The blue lines are helpful in seeing the average seasonal pattern.

us_gasoline |>
  gg_lag(Barrels, geom='point', lags=1:16)

us_gasoline |>
  ACF(Barrels, lag_max = 150) |> autoplot()

The seasonality is seen if we increase the lags to at least 2 years (approx 104 weeks)

fpp3 2.10, Ex 9

The following time plots and ACF plots correspond to four different time series. Your task is to match each time plot in the first row with one of the ACF plots in the second row.

1-B, 2-A, 3-D, 4-C

fpp3 2.10, Ex 10

The aus_livestock data contains the monthly total number of pigs slaughtered in Victoria, Australia, from Jul 1972 to Dec 2018. Use filter() to extract pig slaughters in Victoria between 1990 and 1995. Use autoplot and ACF for this data. How do they differ from white noise? If a longer period of data is used, what difference does it make to the ACF?

vic_pigs <- aus_livestock |>
  filter(Animal == "Pigs", State == "Victoria", between(year(Month), 1990, 1995))
vic_pigs
# A tsibble: 72 x 4 [1M]
# Key:       Animal, State [1]
      Month Animal State    Count
      <mth> <fct>  <fct>    <dbl>
 1 1990 Jan Pigs   Victoria 76000
 2 1990 Feb Pigs   Victoria 78100
 3 1990 Mar Pigs   Victoria 77600
 4 1990 Apr Pigs   Victoria 84100
 5 1990 May Pigs   Victoria 98000
 6 1990 Jun Pigs   Victoria 89100
 7 1990 Jul Pigs   Victoria 93500
 8 1990 Aug Pigs   Victoria 84700
 9 1990 Sep Pigs   Victoria 74500
10 1990 Oct Pigs   Victoria 91900
# ℹ 62 more rows
vic_pigs |>
  autoplot(Count)

Although the values appear to vary erratically between months, a general upward trend is evident between 1990 and 1995. In contrast, a white noise plot does not exhibit any trend.

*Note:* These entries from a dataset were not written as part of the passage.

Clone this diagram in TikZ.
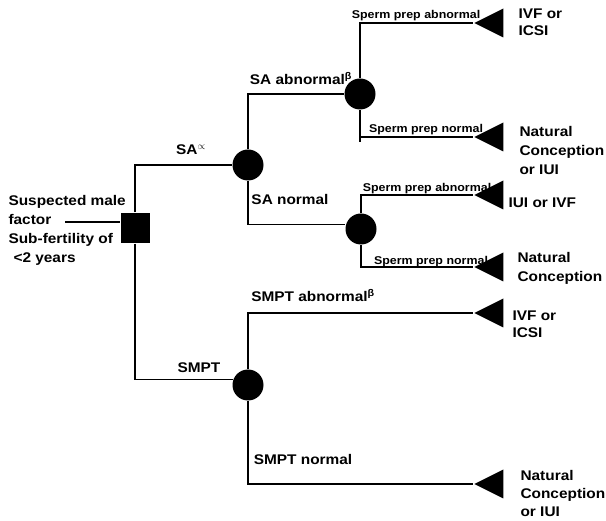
\documentclass[tikz,border=0pt]{standalone}
\usepackage{fontspec}
\setmainfont[FakeStretch=1.1]{Liberation Sans}
\usetikzlibrary{shapes.geometric, calc}

\def\xtri{473}   % apex column of the outcome triangles

\begin{document}
\begin{tikzpicture}[
  x=1pt, y=-1pt,
  line width=1.1pt,
  decis/.style  = {fill=black, minimum width=29pt, minimum height=30pt, inner sep=0pt},
  chance/.style = {circle, fill=black, minimum size=31pt, inner sep=0pt},
  term/.style   = {isosceles triangle, isosceles triangle stretches,
                   shape border rotate=180, fill=black, anchor=apex,
                   minimum width=29pt, minimum height=29pt, inner sep=0pt},
  blbl/.style   = {font=\fontsize{14}{19}\selectfont\bfseries, inner sep=0pt, anchor=base},
  slbl/.style   = {font=\fontsize{11.3}{13}\selectfont\bfseries, inner sep=0pt, anchor=base},
  outc/.style   = {font=\fontsize{14}{19}\selectfont\bfseries, inner sep=0pt,
                   align=left, anchor=north west},
]
\useasboundingbox (0,0) rectangle (606,521);

% ---------- decision, chance and outcome nodes ----------
\node[decis]  (root)   at (135,228) {};
\node[chance] (sa)     at (248,165) {};
\node[chance] (saab)   at (360,94)  {};
\node[chance] (sanorm) at (361,229) {};
\node[chance] (smpt)   at (248,385) {};
\foreach \n/\y in {t1/23, t2/137, t3/195, t4/267, t5/313, t6/484}{
  \node[term] (\n) at (\xtri,\y) {};
}
\coordinate (start) at (65,222);

% ---------- branches ----------
\draw (start) -- (start -| root.west);
\draw (root.north) |- (sa.west);
\draw (root.south) |- (smpt.160);
\draw (sa.north) |- (saab.west);
\draw (sa.south) |- (sanorm.165);
\draw (saab.north) |- (t1.apex);
\draw (saab.south) -- ([yshift=-5pt]saab.south |- t2.apex);
\draw (saab |- t2.apex) -- (t2.apex);
\draw (sanorm.north) |- (t3.apex);
\draw (sanorm.south) |- (t4.apex);
\draw (smpt.north) |- (t5.apex);
\draw (smpt.south) |- (t6.apex);

% ---------- branch labels ----------
\node[blbl] (lsa)   at (191,155) {SA$^{\propto}$};
\node[blbl] (lsaab) at (301,85)  {SA abnormal\textsuperscript{β}};
\node[blbl] (lsan)  at (290,205) {SA normal};
\node[blbl] (lsmab) at (313,302) {SMPT abnormal\textsuperscript{β}};
\node[blbl] (lsm)   at (199,373) {SMPT};
\node[blbl] (lsmn)  at (303,465) {SMPT normal};
\foreach \n/\x/\y/\t in {lsp1/416/19/abnormal, lsp2/426/133/normal,
                         lsp3/427/192/abnormal, lsp4/431/265/normal}{
  \node[slbl] (\n) at (\x,\y) {Sperm prep \t};
}

% ---------- outcomes ----------
\node[outc] (o1)   at (518,8)   {IVF or\\[-2pt]ICSI};
\node[outc] (o2)   at (519,126) {Natural\\Conception\\or IUI};
\node[outc] (o3)   at (508,197) {IUI or IVF};
\node[outc] (o4)   at (517,252) {Natural\\Conception};
\node[outc] (o5)   at (512,310) {IVF or\\[-2pt]ICSI};
\node[outc] (o6)   at (520,470) {Natural\\[-1pt]Conception\\[-1pt]or IUI};
\node[outc] (ctxt) at (8,195)   {Suspected male\\factor\\Sub-fertility of\\\hspace*{5pt}<2 years};

\end{tikzpicture}
\end{document}
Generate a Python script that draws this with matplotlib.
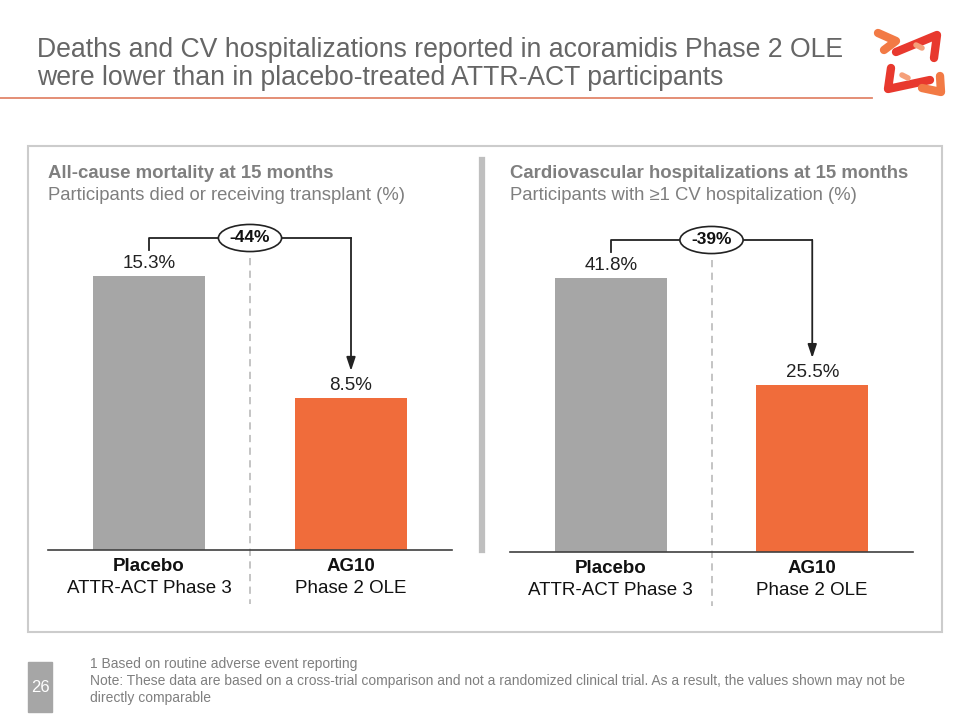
import matplotlib
matplotlib.use("Agg")
import matplotlib.pyplot as plt
import matplotlib.transforms as mtransforms
from matplotlib.patches import Rectangle

plt.rcParams['font.family'] = ['Liberation Sans', 'DejaVu Sans']

#------------------------------------------------------------------#
# Data
#------------------------------------------------------------------#
title_lines = ["Deaths and CV hospitalizations reported in acoramidis Phase 2 OLE",
               "were lower than in placebo-treated ATTR-ACT participants"]
categories = ["Placebo", "AG10"]
sublabels = ["ATTR-ACT Phase 3", "Phase 2 OLE"]
panel_titles = ["All-cause mortality at 15 months",
                "Cardiovascular hospitalizations at 15 months"]
panel_subtitles = ["Participants died or receiving transplant (%)",
                   "Participants with \u22651 CV hospitalization (%)"]
mortality = [15.3, 8.5]
cv_hosp = [41.8, 25.5]
changes = ["-44%", "-39%"]
footnotes = ["1 Based on routine adverse event reporting",
             "Note: These data are based on a cross-trial comparison and not a randomized clinical trial. As a result, the values shown may not be",
             "directly comparable"]
page_no = "26"

gray_bar = '#A6A6A6'
orange_bar = '#F06C3B'
text_gray = '#666666'

W, H = 960, 720
fig = plt.figure(figsize=(9.6, 7.2), dpi=100)

# background overlay in pixel coords
bg = fig.add_axes([0, 0, 1, 1])
bg.set_xlim(0, W)
bg.set_ylim(H, 0)
bg.axis('off')

# title
bg.text(37, 50, title_lines[0], fontsize=19.2, color=text_gray, va='center', ha='left')
bg.text(37, 78, title_lines[1], fontsize=19.2, color=text_gray, va='center', ha='left')
bg.plot([0, 872], [98, 98], color='#E2866A', lw=1.3)

# logo (rough)
bg.plot([878, 896, 884], [33, 41, 50], color='#F27A45', lw=6, solid_capstyle='round', solid_joinstyle='round')
bg.plot([896, 937, 934], [52, 35, 58], color='#E8392E', lw=6, solid_capstyle='round', solid_joinstyle='round')
bg.plot([891, 888, 930], [68, 89, 80], color='#E8392E', lw=6, solid_capstyle='round', solid_joinstyle='round')
bg.plot([922, 941, 940], [88, 92, 76], color='#F27A45', lw=6, solid_capstyle='round', solid_joinstyle='round')
bg.plot([916, 922], [45, 48], color='#F5A07A', lw=4, solid_capstyle='round')
bg.plot([902, 908], [75, 78], color='#F5A07A', lw=4, solid_capstyle='round')

# panel box and divider
bg.add_patch(Rectangle((28, 146), 914, 486, fill=False, ec='#CCCCCC', lw=1.5))
bg.plot([482, 482], [160, 550], color='#BFBFBF', lw=4.5)

# panel titles
for x0, t, s in zip([48, 510], panel_titles, panel_subtitles):
    bg.text(x0, 173, t, fontsize=13.4, fontweight='bold', color='#7F7F7F', va='center')
    bg.text(x0, 196, s, fontsize=13.3, color='#7F7F7F', va='center')

# page number + footnotes
bg.add_patch(Rectangle((28, 662), 24, 50, color='#A6A6A6'))
bg.text(40, 688, page_no, fontsize=12, color='white', ha='center', va='center')
for i, line in enumerate(footnotes):
    bg.text(90, 664 + i * 17, line, fontsize=10, color='#7F7F7F', va='center')

#------------------------------------------------------------------#
# Bar panels
#------------------------------------------------------------------#
def px_axes(x0, x1, base, top):
    return fig.add_axes([x0 / W, (H - base) / H, (x1 - x0) / W, (base - top) / H])

def panel(ax, values, change, px_per_unit):
    ax.set_xlim(-0.5, 1.5)
    ax.set_ylim(0, 320 / px_per_unit)
    ax.bar([0, 1], values, width=0.555, color=[gray_bar, orange_bar], zorder=2)
    for s in ['top', 'right', 'left']:
        ax.spines[s].set_visible(False)
    ax.spines['bottom'].set_color('#404040')
    ax.spines['bottom'].set_linewidth(1.2)
    ax.set_yticks([])
    ax.set_xticks([])
    for i, v in enumerate(values):
        ax.annotate(f"{v}%", (i, v), xytext=(0, 3), textcoords='offset points',
                    ha='center', va='bottom', fontsize=13.5, color='#222222')
        ax.text(i, -0.051, categories[i], transform=ax.get_xaxis_transform(),
                ha='center', va='center', fontsize=13.5, fontweight='bold', color='#111111')
        ax.text(i, -0.12, sublabels[i], transform=ax.get_xaxis_transform(),
                ha='center', va='center', fontsize=13.5, color='#111111')
    bt = ax.get_xaxis_transform()
    # dashed divider
    ax.plot([0.5, 0.5], [0.9125, -0.17], transform=bt, color='#BFBFBF', lw=1.3,
            ls=(0, (4, 3)), clip_on=False, zorder=1)
    # bracket
    ax.plot([0, 0, 1], [0.9375, 0.975, 0.975], transform=bt, color='#222222', lw=1.3, clip_on=False)
    tip = mtransforms.offset_copy(ax.transData, fig=fig, x=0, y=27, units='dots')
    ax.annotate('', xy=(1, values[1]), xycoords=tip, xytext=(1, 0.975), textcoords=bt,
                arrowprops=dict(arrowstyle='-|>,head_length=0.9,head_width=0.3', color='#222222',
                                lw=1.3, mutation_scale=9, shrinkA=0, shrinkB=0))
    ax.text(0.5, 0.975, change, transform=bt, ha='center', va='center', fontsize=12.5,
            fontweight='bold', color='#111111', zorder=5,
            bbox=dict(boxstyle='ellipse,pad=0.12', fc='white', ec='#222222', lw=1.2))

ax1 = px_axes(48, 452, 550, 230)
panel(ax1, mortality, changes[0], 17.9)
ax2 = px_axes(510, 913, 552, 232)
panel(ax2, cv_hosp, changes[1], 6.55)

fig.savefig('out.png', dpi=100, facecolor='white')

vic_pigs |> ACF(Count) |> autoplot()

The first 14 lags are significant, as the ACF slowly decays. This suggests that the data contains a trend. A white noise ACF plot would not usually contain any significant lags. The large spike at lag 12 suggests there is some seasonality in the data.

aus_livestock |>
  filter(Animal == "Pigs", State == "Victoria") |>
  ACF(Count) |>
  autoplot()

The longer series has much larger autocorrelations, plus clear evidence of seasonality at the seasonal lags of 12, 24, \dots.

fpp3 2.10, Ex 11

  1. Use the following code to compute the daily changes in Google closing stock prices.

    dgoog <- gafa_stock |>
      filter(Symbol == "GOOG", year(Date) >= 2018) |>
      mutate(trading_day = row_number()) |>
      update_tsibble(index = trading_day, regular = TRUE) |>
      mutate(diff = difference(Close))
  2. Why was it necessary to re-index the tsibble?

  3. Plot these differences and their ACF.

  4. Do the changes in the stock prices look like white noise?

dgoog <- gafa_stock |>
  filter(Symbol == "GOOG", year(Date) >= 2018) |>
  mutate(trading_day = row_number()) |>
  update_tsibble(index = trading_day, regular = TRUE) |>
  mutate(diff = difference(Close))

The tsibble needed re-indexing as trading happens irregularly. The new index is based only on trading days.

dgoog |> autoplot(diff)

dgoog |> ACF(diff, lag_max=100) |> autoplot()

There are some small significant autocorrelations out to lag 24, but nothing after that. Given the probability of a false positive is 5%, these look similar to white noise.